__Stated goal__: Print all of the data exactly as written.

__Material__:
• • • • • • •
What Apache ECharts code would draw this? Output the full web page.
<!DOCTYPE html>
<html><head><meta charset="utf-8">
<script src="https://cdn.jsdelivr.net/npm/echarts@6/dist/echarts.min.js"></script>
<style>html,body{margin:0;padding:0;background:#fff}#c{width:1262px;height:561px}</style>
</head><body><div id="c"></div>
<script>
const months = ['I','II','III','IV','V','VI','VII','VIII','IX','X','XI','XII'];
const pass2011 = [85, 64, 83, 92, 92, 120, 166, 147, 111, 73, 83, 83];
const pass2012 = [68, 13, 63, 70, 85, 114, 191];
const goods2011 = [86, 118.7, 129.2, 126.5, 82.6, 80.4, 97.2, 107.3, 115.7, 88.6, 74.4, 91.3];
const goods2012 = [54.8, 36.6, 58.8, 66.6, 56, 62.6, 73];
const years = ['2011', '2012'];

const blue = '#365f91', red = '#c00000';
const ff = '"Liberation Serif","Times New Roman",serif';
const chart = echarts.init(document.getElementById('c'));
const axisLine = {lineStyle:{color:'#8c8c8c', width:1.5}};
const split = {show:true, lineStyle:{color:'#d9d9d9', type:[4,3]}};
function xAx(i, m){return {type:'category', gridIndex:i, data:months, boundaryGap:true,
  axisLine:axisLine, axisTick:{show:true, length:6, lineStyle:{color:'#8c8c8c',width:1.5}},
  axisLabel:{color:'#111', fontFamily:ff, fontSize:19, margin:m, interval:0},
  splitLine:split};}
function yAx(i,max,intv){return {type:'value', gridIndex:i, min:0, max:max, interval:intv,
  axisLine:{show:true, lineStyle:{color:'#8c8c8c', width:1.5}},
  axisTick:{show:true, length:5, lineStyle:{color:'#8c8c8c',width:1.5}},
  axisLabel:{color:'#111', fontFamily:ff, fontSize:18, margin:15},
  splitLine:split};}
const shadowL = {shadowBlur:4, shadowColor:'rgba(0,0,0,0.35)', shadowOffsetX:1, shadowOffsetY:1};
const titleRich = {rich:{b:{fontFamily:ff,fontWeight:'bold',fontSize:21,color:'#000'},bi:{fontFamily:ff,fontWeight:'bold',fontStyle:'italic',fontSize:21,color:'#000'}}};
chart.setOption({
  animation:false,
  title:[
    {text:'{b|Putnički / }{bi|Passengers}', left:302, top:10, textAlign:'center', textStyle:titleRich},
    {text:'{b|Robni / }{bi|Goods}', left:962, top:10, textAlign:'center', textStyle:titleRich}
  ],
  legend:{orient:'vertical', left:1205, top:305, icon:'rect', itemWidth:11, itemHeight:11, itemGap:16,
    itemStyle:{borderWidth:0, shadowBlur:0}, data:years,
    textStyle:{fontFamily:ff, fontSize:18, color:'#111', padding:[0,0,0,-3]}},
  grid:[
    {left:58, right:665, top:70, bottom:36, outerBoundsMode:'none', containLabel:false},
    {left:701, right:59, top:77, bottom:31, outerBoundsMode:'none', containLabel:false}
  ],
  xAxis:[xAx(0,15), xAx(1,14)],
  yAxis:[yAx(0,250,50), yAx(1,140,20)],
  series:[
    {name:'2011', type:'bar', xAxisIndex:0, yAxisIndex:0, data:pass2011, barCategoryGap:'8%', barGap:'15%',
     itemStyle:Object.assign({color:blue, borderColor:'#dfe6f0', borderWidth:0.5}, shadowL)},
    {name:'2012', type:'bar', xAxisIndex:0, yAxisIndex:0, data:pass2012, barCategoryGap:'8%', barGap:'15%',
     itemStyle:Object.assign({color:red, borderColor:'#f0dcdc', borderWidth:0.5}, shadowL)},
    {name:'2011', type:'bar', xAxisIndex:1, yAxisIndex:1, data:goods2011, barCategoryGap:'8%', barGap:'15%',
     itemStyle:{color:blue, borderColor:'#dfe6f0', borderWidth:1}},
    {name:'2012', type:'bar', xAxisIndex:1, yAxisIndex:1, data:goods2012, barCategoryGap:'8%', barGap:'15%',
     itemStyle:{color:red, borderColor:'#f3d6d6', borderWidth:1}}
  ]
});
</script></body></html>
• • • • • • •
__Task result__:
What Apache ECharts code would draw this? Output the full web page.
<!DOCTYPE html>
<html><head><meta charset="utf-8">
<script src="https://cdn.jsdelivr.net/npm/echarts@6/dist/echarts.min.js"></script>
<style>html,body{margin:0;padding:0;background:#fff}#c{width:1262px;height:561px}</style>
</head><body><div id="c"></div>
<script>
const months = ['I','II','III','IV','V','VI','VII','VIII','IX','X','XI','XII'];
const pass2011 = [85, 64, 83, 92, 92, 120, 166, 147, 111, 73, 83, 83];
const pass2012 = [68, 13, 63, 70, 85, 114, 191];
const goods2011 = [86, 118.7, 129.2, 126.5, 82.6, 80.4, 97.2, 107.3, 115.7, 88.6, 74.4, 91.3];
const goods2012 = [54.8, 36.6, 58.8, 66.6, 56, 62.6, 73];
const years = ['2011', '2012'];

const blue = '#365f91', red = '#c00000';
const ff = '"Liberation Serif","Times New Roman",serif';
const chart = echarts.init(document.getElementById('c'));
const axisLine = {lineStyle:{color:'#8c8c8c', width:1.5}};
const split = {show:true, lineStyle:{color:'#d9d9d9', type:[4,3]}};
function xAx(i, m){return {type:'category', gridIndex:i, data:months, boundaryGap:true,
  axisLine:axisLine, axisTick:{show:true, length:6, lineStyle:{color:'#8c8c8c',width:1.5}},
  axisLabel:{color:'#111', fontFamily:ff, fontSize:19, margin:m, interval:0},
  splitLine:split};}
function yAx(i,max,intv){return {type:'value', gridIndex:i, min:0, max:max, interval:intv,
  axisLine:{show:true, lineStyle:{color:'#8c8c8c', width:1.5}},
  axisTick:{show:true, length:5, lineStyle:{color:'#8c8c8c',width:1.5}},
  axisLabel:{color:'#111', fontFamily:ff, fontSize:18, margin:15},
  splitLine:split};}
const shadowL = {shadowBlur:4, shadowColor:'rgba(0,0,0,0.35)', shadowOffsetX:1, shadowOffsetY:1};
const titleRich = {rich:{b:{fontFamily:ff,fontWeight:'bold',fontSize:21,color:'#000'},bi:{fontFamily:ff,fontWeight:'bold',fontStyle:'italic',fontSize:21,color:'#000'}}};
chart.setOption({
  animation:false,
  title:[
    {text:'{b|Putnički / }{bi|Passengers}', left:302, top:10, textAlign:'center', textStyle:titleRich},
    {text:'{b|Robni / }{bi|Goods}', left:962, top:10, textAlign:'center', textStyle:titleRich}
  ],
  legend:{orient:'vertical', left:1205, top:305, icon:'rect', itemWidth:11, itemHeight:11, itemGap:16,
    itemStyle:{borderWidth:0, shadowBlur:0}, data:years,
    textStyle:{fontFamily:ff, fontSize:18, color:'#111', padding:[0,0,0,-3]}},
  grid:[
    {left:58, right:665, top:70, bottom:36, outerBoundsMode:'none', containLabel:false},
    {left:701, right:59, top:77, bottom:31, outerBoundsMode:'none', containLabel:false}
  ],
  xAxis:[xAx(0,15), xAx(1,14)],
  yAxis:[yAx(0,250,50), yAx(1,140,20)],
  series:[
    {name:'2011', type:'bar', xAxisIndex:0, yAxisIndex:0, data:pass2011, barCategoryGap:'8%', barGap:'15%',
     itemStyle:Object.assign({color:blue, borderColor:'#dfe6f0', borderWidth:0.5}, shadowL)},
    {name:'2012', type:'bar', xAxisIndex:0, yAxisIndex:0, data:pass2012, barCategoryGap:'8%', barGap:'15%',
     itemStyle:Object.assign({color:red, borderColor:'#f0dcdc', borderWidth:0.5}, shadowL)},
    {name:'2011', type:'bar', xAxisIndex:1, yAxisIndex:1, data:goods2011, barCategoryGap:'8%', barGap:'15%',
     itemStyle:{color:blue, borderColor:'#dfe6f0', borderWidth:1}},
    {name:'2012', type:'bar', xAxisIndex:1, yAxisIndex:1, data:goods2012, barCategoryGap:'8%', barGap:'15%',
     itemStyle:{color:red, borderColor:'#f3d6d6', borderWidth:1}}
  ]
});
</script></body></html>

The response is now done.